Conservative columnist Charles Krauthammer last week assailed Obama on his fiscal record, but he then essentially nodded to what he saw as a smart political play: force Republicans to make the first move on entitlement reform (as they did with the Paul Ryan budget in the House), blast them for it politically, then appear to try to do it himself in a more “responsible” way.
“A clever strategy it is: Do nothing .... ; Invite the Republicans to propose real debt reduction first; and when they do -- voting for the Ryan budget and its now infamous and courageous Medicare reform -- demagogue them to death,” he wrote.
“And then up the ante by demanding Republican agreement to tax increases. So: First you get the GOP to seize the left's third rail by daring to lay a finger on entitlements. Then you demand the GOP seize the right's third rail by violating its no-tax pledge. A full-spectrum electrocution. Brilliant.”
But Salter sees a party so laser-focused on taxes that it’s neglecting to tackle deficit reduction and secure the kind of concessions from Democrats that it has been demanding for years.
“In a divided government, which is more or less a constant feature of modern American politics, you will not succeed in balancing the budget and reducing the debt -- and you will surely not get Democrats to sign off on real Social Security and Medicare reforms -- without some concession on taxes,” he said in the Real Clear Politics article.
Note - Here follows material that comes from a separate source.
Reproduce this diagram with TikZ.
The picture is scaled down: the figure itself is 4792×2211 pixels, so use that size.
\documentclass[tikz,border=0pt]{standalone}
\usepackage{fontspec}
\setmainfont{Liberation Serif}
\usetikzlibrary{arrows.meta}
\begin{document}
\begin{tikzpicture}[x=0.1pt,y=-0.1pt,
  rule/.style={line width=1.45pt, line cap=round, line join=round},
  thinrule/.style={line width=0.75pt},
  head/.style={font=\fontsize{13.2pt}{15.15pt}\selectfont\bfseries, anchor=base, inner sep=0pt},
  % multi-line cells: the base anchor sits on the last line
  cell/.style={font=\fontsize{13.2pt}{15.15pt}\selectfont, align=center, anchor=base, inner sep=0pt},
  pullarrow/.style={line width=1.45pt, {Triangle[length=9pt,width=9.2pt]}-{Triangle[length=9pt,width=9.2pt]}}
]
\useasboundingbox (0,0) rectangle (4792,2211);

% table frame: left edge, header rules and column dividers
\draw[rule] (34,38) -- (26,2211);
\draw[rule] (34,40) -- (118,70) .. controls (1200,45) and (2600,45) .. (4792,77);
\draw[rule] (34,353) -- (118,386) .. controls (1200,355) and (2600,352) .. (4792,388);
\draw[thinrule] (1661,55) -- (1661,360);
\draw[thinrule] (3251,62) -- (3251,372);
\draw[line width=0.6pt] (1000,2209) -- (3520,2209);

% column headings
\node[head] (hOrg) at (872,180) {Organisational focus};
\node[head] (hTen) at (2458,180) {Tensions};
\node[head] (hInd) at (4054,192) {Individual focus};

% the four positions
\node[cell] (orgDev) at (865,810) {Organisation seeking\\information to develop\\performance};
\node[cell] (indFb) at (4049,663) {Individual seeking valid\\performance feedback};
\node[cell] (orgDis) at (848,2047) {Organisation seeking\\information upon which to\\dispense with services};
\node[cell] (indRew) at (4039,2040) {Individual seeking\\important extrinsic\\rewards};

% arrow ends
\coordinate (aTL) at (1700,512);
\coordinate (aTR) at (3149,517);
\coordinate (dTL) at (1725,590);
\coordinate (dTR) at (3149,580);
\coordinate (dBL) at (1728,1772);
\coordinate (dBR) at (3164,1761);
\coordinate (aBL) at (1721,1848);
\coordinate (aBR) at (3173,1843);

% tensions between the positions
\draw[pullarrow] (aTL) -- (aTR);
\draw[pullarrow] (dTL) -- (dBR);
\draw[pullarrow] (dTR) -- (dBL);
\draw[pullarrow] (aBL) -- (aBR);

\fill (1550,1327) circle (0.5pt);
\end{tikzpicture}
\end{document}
Obama showed Tuesday in an interview with CBS News that he isn't going to be reluctant to use the presidential pulpit to assign the consequences of a potential default to the GOP. He told CBS' Scott Pelley that a failure to reach a deal could cause a delay in Social Security checks being issued -- an outcome that many in Washington feel is unlikely regardless of whether an agreement is struck.
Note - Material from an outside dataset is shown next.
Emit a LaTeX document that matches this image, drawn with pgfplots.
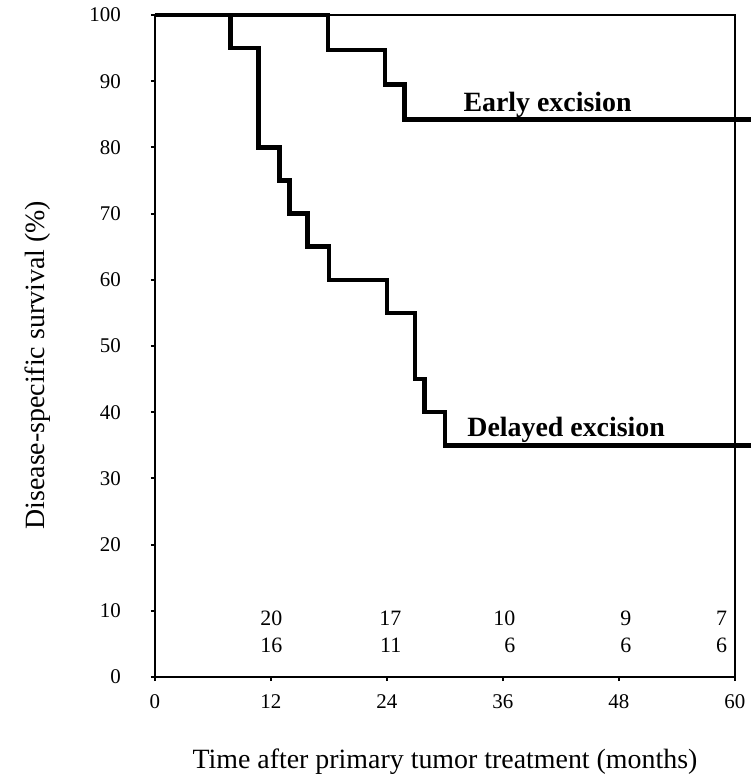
\documentclass[border=0pt]{standalone}
\usepackage{fontspec}
\setmainfont{Liberation Serif}
\usepackage{pgfplots}
\pgfplotsset{compat=1.18}
\tikzset{risk/.style={anchor=east, inner sep=0pt, font=\fontsize{22}{24}\selectfont}}

\begin{document}
\begin{tikzpicture}
\begin{axis}[
    scale only axis,
    width=580bp, height=662bp,
    xmin=0, xmax=60, ymin=0, ymax=100,
    xtick={0,12,24,36,48,60},
    ytick={0,10,...,100},
    tick pos=left,
    tick align=outside,
    major tick length=4bp,
    every tick/.style={black, line width=2bp},
    axis line style={line width=1.5bp},
    clip=false,
    /pgf/number format/assume math mode=true,
    ticklabel style={font=\fontsize{21}{24}\selectfont},
    xticklabel style={anchor=north, inner sep=0pt},
    xticklabel shift=13bp,
    yticklabel style={anchor=east, inner sep=0pt},
    yticklabel shift=30bp,
    label style={font=\fontsize{28}{32}\selectfont},
    xlabel={Time after primary tumor treatment (months)},
    ylabel={Disease-specific survival (\%)},
    xlabel style={at={(axis description cs:0.5,-0.128)}, anchor=center},
    ylabel style={at={(axis description cs:-0.202,0.471)}, anchor=center, rotate=0},
]
% Early excision
\addplot[const plot, black, line width=4.5bp] coordinates {
    (0,100) (17.9,94.7) (23.8,89.5) (25.8,84.2) (61.7,84.2)
};
% Delayed excision
\addplot[const plot, black, line width=4.5bp] coordinates {
    (0,100) (7.8,95) (10.7,80) (12.9,75) (13.9,70) (15.8,65) (18,60)
    (24,55) (26.9,45) (27.9,40) (30,35) (61.7,35)
};

\node[anchor=base west, font=\bfseries\fontsize{28}{32}\selectfont, inner sep=0pt]
    at (axis cs:31.9,85.4) {Early excision};
\node[anchor=base west, font=\bfseries\fontsize{28}{32}\selectfont, inner sep=0pt]
    at (axis cs:32.3,36.4) {Delayed excision};

% numbers at risk
\node[risk] at (axis cs:13.2,8.9) {20};
\node[risk] at (axis cs:13.2,4.8) {16};
\node[risk] at (axis cs:25.5,8.9) {17};
\node[risk] at (axis cs:25.5,4.8) {11};
\node[risk] at (axis cs:37.3,8.9) {10};
\node[risk] at (axis cs:37.3,4.8) {6};
\node[risk] at (axis cs:49.3,8.9) {9};
\node[risk] at (axis cs:49.3,4.8) {6};
\node[risk] at (axis cs:59.2,8.9) {7};
\node[risk] at (axis cs:59.2,4.8) {6};

\coordinate (bbsw) at (axis cs:-16.03,-14.65);
\coordinate (bbne) at (axis cs:61.65,102.27);
\end{axis}
\pgfresetboundingbox
\useasboundingbox (bbsw) rectangle (bbne);
\end{tikzpicture}
\end{document}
Still, the last 24 hours have seen some division in the Republican ranks on Capitol Hill. McConnell on Tuesday floated a legislative end-around that would ensure the nation doesn’t default on its debt while trying to pin the debt-limit increase solely on Obama and Senate Democrats. It would force Obama to submit multiple requests to Congress for raising the debt ceiling and likely require him to veto a Republican-backed denial of those requests. If the plan were to be adopted, it could have the benefit for Republicans of helping secure the Senate for the GOP in 2012.
But House Republicans believe they have a mandate to seek as massive a spending cut as possible as part of any debt deal -- and have pushed back against the McConnell plan, which has no provision for forcing cuts down Obama’s throat. His scheme was also viewed in some circles as a tacit admission that the president, indeed, stands to benefit from any deal reached with the GOP and that the minority leader is seeking to find a way out for his caucus.
For his part, Boehner has shifted his tack, trying to retake from Obama the high ground that Salter referred to in his Op-Ed article. The House speaker suggested Tuesday evening that the president has been grandstanding and has not been serious about seeking entitlement reforms as part of a deal.
“Where’s his plan?” Boehner said on Fox News. “We’ve talked about a lot of possibilities. He and I had conversations for a couple weeks. But we’ve never really seen the whole plan and what they’re really willing to do. ... They had some ideas, but they never would quite put them on paper. They talk about making substantive reforms in the entitlement programs but never could quite get there. That and the fact is they were continuing to insist on us raising taxes. I think it's time for the president to put his plan on the table. Let’s let the American people see just what the president is proposing.”
Speaking of tables, both sides will be back around the big one at the White House on Wednesday afternoon, trying to reach a deal that, at least right now, appears more elusive by the day.